Com efeito, já se sabe que não haverá estudantes qualificados em número adequado às novas tecnologias da altura, pois esses jovens não nasceram, assim como não nasceram bebés pois as suas potenciais mães também não, conforme a demografia demonstrou. Do mesmo modo, quanto ao conluio socialista imperante – o familismo, o amiguismo, o compadrio, numa palavra, a corrupção generalizada – de que é exemplo o caso Sócrates, que continua por julgar, assim como o do roubo de Tancos, a tudo isso o PM respondeu com a negação ou com a tese de que “a lei é para interpretar”.

A concluir, uma palavra acerca da imprensa internacional que voltou a iludir os leitores a respeito da “geringonça” com um artigo de publicidade onde os “editores” do Financial Times assumem a benevolência manifestada regularmente pelo correspondente em Lisboa. Desta vez, o jornal bem tentou recuperar a ideia disseminada pelo PS acerca de uma mirífica “via portuguesa para a saída da austeridade”, mas defrontou-se com a objecção maciça dos leitores britânicos que conhecem a nossa situação real.

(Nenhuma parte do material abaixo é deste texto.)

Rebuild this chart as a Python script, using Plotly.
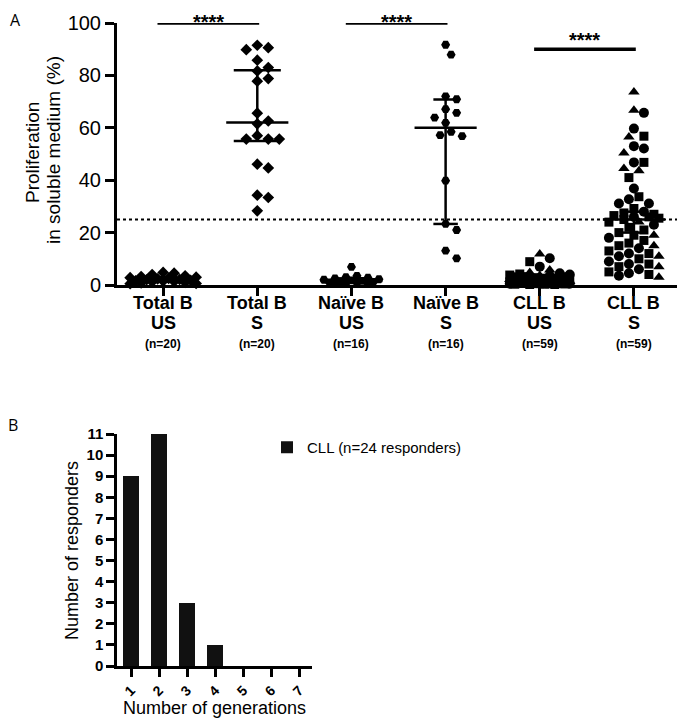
import plotly.graph_objects as go
import numpy as np

# ---------------- Panel A data ----------------
group_line1 = ["Total B", "Total B", "Naïve B", "Naïve B", "CLL B", "CLL B"]
group_line2 = ["US", "S", "US", "S", "US", "S"]
n_labels = ["(n=20)", "(n=20)", "(n=16)", "(n=16)", "(n=59)", "(n=59)"]

total_us = [4.8, 4.5, 4.0, 3.5, 3.2, 3.0, 2.8, 2.5, 2.3, 2.1, 2.0, 1.8, 1.6, 1.5, 1.3, 1.2, 1.0, 0.8, 0.6, 0.5]
total_s = [91.5, 90.6, 89.8, 85.8, 83.0, 81.7, 78.8, 77.8, 65.6, 62.6, 61.5, 57.0,
           55.7, 55.7, 55.7, 46.1, 44.7, 34.3, 33.4, 28.3]
naive_us = [6.9, 3.5, 3.0, 2.8, 2.5, 2.2, 2.0, 1.8, 1.6, 1.4, 1.2, 1.0, 0.8, 0.6, 0.5, 0.3]
naive_s = [91.7, 87.9, 72.0, 70.9, 67.1, 65.7, 63.9, 61.9, 58.5, 57.2, 56.8, 39.8, 23.3, 21.0, 13.1, 10.2]

cll_us_circle = [10.2, 7.0, 4.5, 4.0, 3.5, 3.0, 3.0, 2.5, 2.5, 2.0, 2.0, 2.0, 1.5, 1.5, 1.5, 1.0, 1.0, 1.0, 0.8, 0.5, 0.5]
cll_us_square = [8.9, 4.2, 3.8, 3.2, 2.8, 2.6, 2.4, 2.2, 2.0, 1.8, 1.6, 1.4, 1.2, 1.1, 1.0, 0.9, 0.8, 0.7,
                 0.6, 0.5, 0.5, 0.4, 0.3, 0.3, 0.2, 0.2]
cll_us_triangle = [11.8, 5.7, 4.8, 3.6, 2.6, 2.1, 1.7, 1.3, 0.9, 0.5, 0.3, 0.2]

cll_s_circle = [65.7, 59.7, 53.0, 52.1, 46.8, 36.8, 32.7, 31.1, 31.1,
                28.0, 26.0, 23.0, 18.0, 14.0, 12.0, 11.0, 9.0, 8.0, 6.0, 4.5, 3.5]
cll_s_square = [56.8, 46.8, 41.0, 33.7, 29.2,
                27.5, 27.0, 26.5, 26.0, 25.5, 25.0, 24.0, 22.0, 21.0, 20.0, 19.0, 17.0, 16.0, 15.0,
                13.0, 12.0, 10.0, 8.0, 7.0, 5.0, 4.0]
cll_s_triangle = [73.7, 66.7, 56.5, 50.4, 44.5, 43.6, 24.0, 19.0, 15.0, 11.0, 7.0, 3.0]

medians = [2.0, 62.0, 1.5, 60.0, 2.0, 25.0]
lower = [1.3, 55.0, 1.0, 23.3, 1.5, 20.0]
upper = [3.0, 82.0, 2.5, 70.8, 3.0, 28.0]

threshold = 25
bracket_left = [0, 2, 4]
bracket_right = [1, 3, 5]
bracket_y = [100, 100, 90]
bracket_text = ["****", "****", "****"]

# ---------------- Panel B data ----------------
generations = [1, 2, 3, 4, 5, 6, 7]
responders = [9, 11, 3, 1, 0, 0, 0]
legend_name = "CLL (n=24 responders)"

# ---------------- geometry helpers ----------------
W, H = 685, 721
OFF = 8  # page body margin shifts the figure by this many pixels


def fx(px):
    return (px - OFF) / W


def fy(py):
    return 1 - (py - OFF) / H


A_top_px, A_bot_px = 23, 285
A_x = [fx(117), fx(681)]
A_y = [fy(A_bot_px), fy(A_top_px)]
B_x = [fx(117), fx(312)]
B_y = [fy(666), fy(434)]
A_xrange = [-0.49, 5.5]
A_yrange = [0, 100]
px_x = (A_x[1] - A_x[0]) * W / (A_xrange[1] - A_xrange[0])
px_y = (A_y[1] - A_y[0]) * H / (A_yrange[1] - A_yrange[0])


def swarm(values, center, diam, max_half):
    """Deterministic beeswarm: horizontal offsets (in category units)."""
    order = np.argsort(-np.asarray(values), kind="stable")
    step = diam * 0.5
    cands = [0.0]
    k = 1
    while k * step <= max_half:
        cands += [k * step, -k * step]
        k += 1
    placed = []
    offs = np.zeros(len(values))
    for i in order:
        yp = values[i] * px_y
        best, best_d = None, -1
        for c in cands:
            d = min([np.hypot(c - px, yp - py) for px, py in placed] or [1e9])
            if d >= diam * 0.92:
                best = c
                break
            if d > best_d:
                best_d, best = d, c
        placed.append((best, yp))
        offs[i] = best
    return [center + o / px_x for o in offs]


fig = go.Figure()
BLACK = "#000000"
FONT = "Liberation Sans, Arial, sans-serif"


def add_pts(xs, ys, symbol, size):
    fig.add_trace(go.Scatter(x=xs, y=ys, mode="markers", xaxis="x", yaxis="y",
                             marker=dict(symbol=symbol, size=size, color=BLACK,
                                         line=dict(width=0)),
                             showlegend=False, hoverinfo="y", cliponaxis=False))


for idx, (vals, sym, size, half) in enumerate([
        (total_us, "diamond", 9, 34), (total_s, "diamond", 9, 34),
        (naive_us, "hexagon2", 9, 30), (naive_s, "hexagon2", 9, 30)]):
    xs = swarm(vals, idx, 11, half)
    add_pts(xs, vals, sym, size)

for idx, (circ, sq, tri, half) in [(4, (cll_us_circle, cll_us_square, cll_us_triangle, 32)),
                                   (5, (cll_s_circle, cll_s_square, cll_s_triangle, 26))]:
    vals = circ + sq + tri
    shapes = ["circle"] * len(circ) + ["square"] * len(sq) + ["triangle-up"] * len(tri)
    xs = swarm(vals, idx, 10, half)
    for sym, size in [("circle", 10), ("square", 9), ("triangle-up", 10)]:
        sel = [i for i, s in enumerate(shapes) if s == sym]
        add_pts([xs[i] for i in sel], [vals[i] for i in sel], sym, size)

# median + error bars
cap_half = [0.15, 0.25, 0.15, 0.13, 0.15, 0.15]
for i in range(len(group_line1)):
    line = dict(color=BLACK, width=2.5)
    fig.add_trace(go.Scatter(x=[i - 0.33, i + 0.33], y=[medians[i]] * 2, mode="lines",
                             line=line, showlegend=False, hoverinfo="skip"))
    fig.add_trace(go.Scatter(x=[i, i], y=[lower[i], upper[i]], mode="lines",
                             line=line, showlegend=False, hoverinfo="skip"))
    for v in (lower[i], upper[i]):
        fig.add_trace(go.Scatter(x=[i - cap_half[i], i + cap_half[i]], y=[v, v], mode="lines",
                                 line=line, showlegend=False, hoverinfo="skip"))

annotations = []
# significance brackets with star text (kept inside the visible page)
for l, r, yv, t in zip(bracket_left, bracket_right, bracket_y, bracket_text):
    fig.add_trace(go.Scatter(x=[l - 0.06, r + 0.02], y=[yv, yv], mode="lines",
                             line=dict(color=BLACK, width=3.5), showlegend=False,
                             hoverinfo="skip", cliponaxis=False))
    br_px = A_top_px + (A_yrange[1] - yv) * px_y
    box_center = max(br_px - 9, 22)
    annotations.append(dict(x=(l + r) / 2 - 0.02, y=yv, xref="x", yref="y", text="<b>" + t + "</b>",
                            showarrow=False, yanchor="middle", yshift=br_px - box_center,
                            font=dict(size=20, color=BLACK, family=FONT)))

# category labels (three lines) under panel A
for i, (a, b, n) in enumerate(zip(group_line1, group_line2, n_labels)):
    for txt, shift, fs in [(a, -18, 18), (b, -38, 18), (n, -59, 12)]:
        annotations.append(dict(x=i, y=0, xref="x", yref="y", text="<b>" + txt + "</b>",
                                showarrow=False, yanchor="middle", yshift=shift,
                                font=dict(size=fs, color=BLACK, family=FONT)))

# axis titles and panel letters
annotations += [
    dict(text="Proliferation", x=fx(32), y=fy(153), xref="paper", yref="paper", showarrow=False,
         textangle=-90, xanchor="center", yanchor="middle", font=dict(size=19, family=FONT, color=BLACK)),
    dict(text="in soluble medium (%)", x=fx(53), y=fy(150), xref="paper", yref="paper", showarrow=False,
         textangle=-90, xanchor="center", yanchor="middle", font=dict(size=19, family=FONT, color=BLACK)),
    dict(text="Number of responders", x=fx(72), y=fy(550), xref="paper", yref="paper", showarrow=False,
         textangle=-90, xanchor="center", yanchor="middle", font=dict(size=18, family=FONT, color=BLACK)),
    dict(text="Number of generations", x=fx(214), y=fy(708), xref="paper", yref="paper", showarrow=False,
         xanchor="center", yanchor="middle", font=dict(size=18, family=FONT, color=BLACK)),
    dict(text="A", x=fx(8), y=fy(20), xref="paper", yref="paper", showarrow=False,
         xanchor="left", yanchor="middle", font=dict(size=16, family="Open Sans", color=BLACK)),
    dict(text="B", x=fx(6), y=fy(425), xref="paper", yref="paper", showarrow=False,
         xanchor="left", yanchor="middle", font=dict(size=16, family="Open Sans", color=BLACK)),
]

# threshold dotted line
fig.add_shape(type="line", xref="x domain", yref="y", x0=0, x1=1, y0=threshold, y1=threshold,
              line=dict(color=BLACK, width=2, dash="dot"))

# ---------------- Panel B ----------------
fig.add_trace(go.Bar(x=generations, y=responders, xaxis="x2", yaxis="y2", name=legend_name,
                     marker=dict(color="#111111", line=dict(width=0)),
                     width=0.59, showlegend=True))

axis_common = dict(showline=True, linecolor=BLACK, showgrid=False, zeroline=False,
                   ticks="outside", tickcolor=BLACK)

fig.update_layout(
    width=W, height=H, margin=dict(l=0, r=0, t=0, b=0, autoexpand=False),
    paper_bgcolor="white", plot_bgcolor="white",
    font=dict(family=FONT, color=BLACK),
    bargap=0,
    xaxis=dict(domain=A_x, range=A_xrange, tickvals=list(range(len(group_line1))),
               ticktext=[""] * len(group_line1),
               linewidth=3, tickwidth=3, ticklen=8, anchor="y", **axis_common),
    yaxis=dict(domain=A_y, range=A_yrange, tickvals=[0, 20, 40, 60, 80, 100],
               linewidth=3, tickwidth=3, ticklen=9, tickfont=dict(size=20), anchor="x",
               **axis_common),
    xaxis2=dict(domain=B_x, range=[0.5, 7.45], tickvals=generations,
                ticktext=["<b>%d</b>" % g for g in generations], tickangle=-45,
                linewidth=2.5, tickwidth=2.5, ticklen=8, tickfont=dict(size=14), anchor="y2",
                **axis_common),
    yaxis2=dict(domain=B_y, range=[0, 11], tickvals=list(range(0, 12)),
                ticktext=["<b>%d</b>" % v for v in range(0, 12)],
                linewidth=2.5, tickwidth=2.5, ticklen=8, tickfont=dict(size=15), anchor="x2",
                **axis_common),
    legend=dict(x=fx(267), y=fy(431), xanchor="left", yanchor="top",
                font=dict(size=15), bgcolor="rgba(0,0,0,0)"),
    annotations=annotations,
)

fig.write_html("out.html")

Assim vai a campanha eleitoral de um governo legal mas ilegítimo, pois o PS não teria tido os votos que teve se tivesse anunciado antes das eleições de 2015 que iria aliar-se ao BE e ao PCP, cujas presenças António Costa tenta agora sacudir da sua companhia. Porém, os eleitores sabem que o PS não recua perante nada na sua propaganda e não deixará de se aliar à “esquerda” se não tiver a “maioria absoluta” dos deputados.